Penn used Telstra’s FY19 results to renew what is becoming a protracted feud over NBN Co’s wholesale pricing.
Telstra used the NBN price review currently in motion to press its case once more for wholesale price reductions at NBN Co. Penn has previously argued for a cut as high as $20 a month.
The latest suggestions drew a rebuke from NBN Co’s chief Stephen Rue, who argued NBN Co’s payments to Telstra for infrastructure access weighed on its wholesale costs.
But Penn says that is not the case - and even if it were, the payments aren’t doing Telstra much good.
“The notion that the payments we receive from NBN Co for access to our network leave us better off or somehow gives us an advantage … is not the case as our results clearly show,” Penn said.
“The second point is the claim that payments to Telstra are the reason NBN Co’s wholesale prices are so high.
“In fact, it is completely the opposite - these payments to Telstra have actually helped keep the cost of the NBN down.
“Without access to our very extensive network - all the exchanges, fibre, ducts, pits and pipes - NBN Co would have had to build this infrastructure from scratch at a higher cost and longer build time.”
Penn said that Telstra is “approximately halfway through the negative headwind from the NBN”, an effect the telco has previously described as a major influence on its current financial state.
Telstra said it expected FY20 “to be the biggest in-year NBN headwind to date, with between $800 million to $1 billion expected from the recurring impact”.
It said that headwinds to date had so far cost it $1.7 billion a year between FY16 and FY19.
The telco has previously estimated that the NBN would result in “at least a $3 billion negative impact on recurring earnings before interest, taxation, depreciation and amortisation (EBITDA) by the end of the NBN rollout,” Telstra CFO Vicki Brady said.
Those headwinds would continue to offset the revenue that Telstra received from the long-term lease agreements with NBN Co for access to infrastructure, Brady said.
Overall, Telstra reported an almost 40 percent fall in net profit for FY19 to $2.1 billion, compared to a net profit of $3.6 billion the previous year.

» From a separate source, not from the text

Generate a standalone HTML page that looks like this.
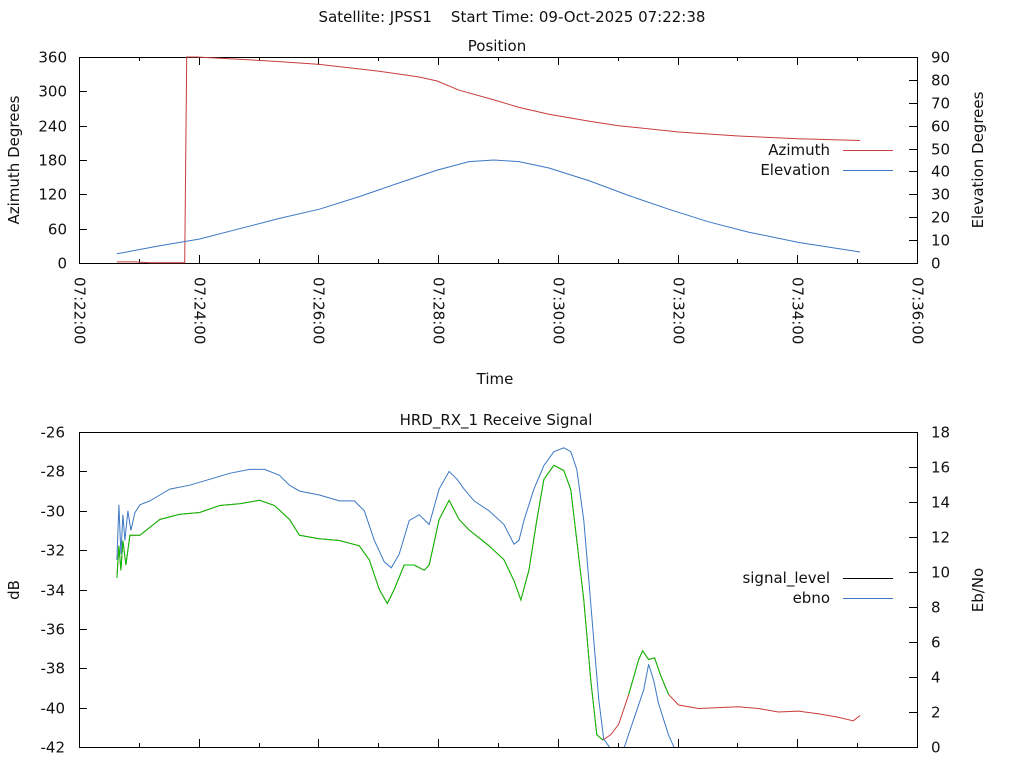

Penn said the results were “in line with guidance and market expectations”.
However, he said there was “great confidence” in Telstra that the decline could be arrested and new opportunities for growth created.
Telstra also said today it had agreed to sell three international data centres in Europe and Asia to private equity firm I-Squared Capital, the owners of Hutchison Global Communications, for $160 million.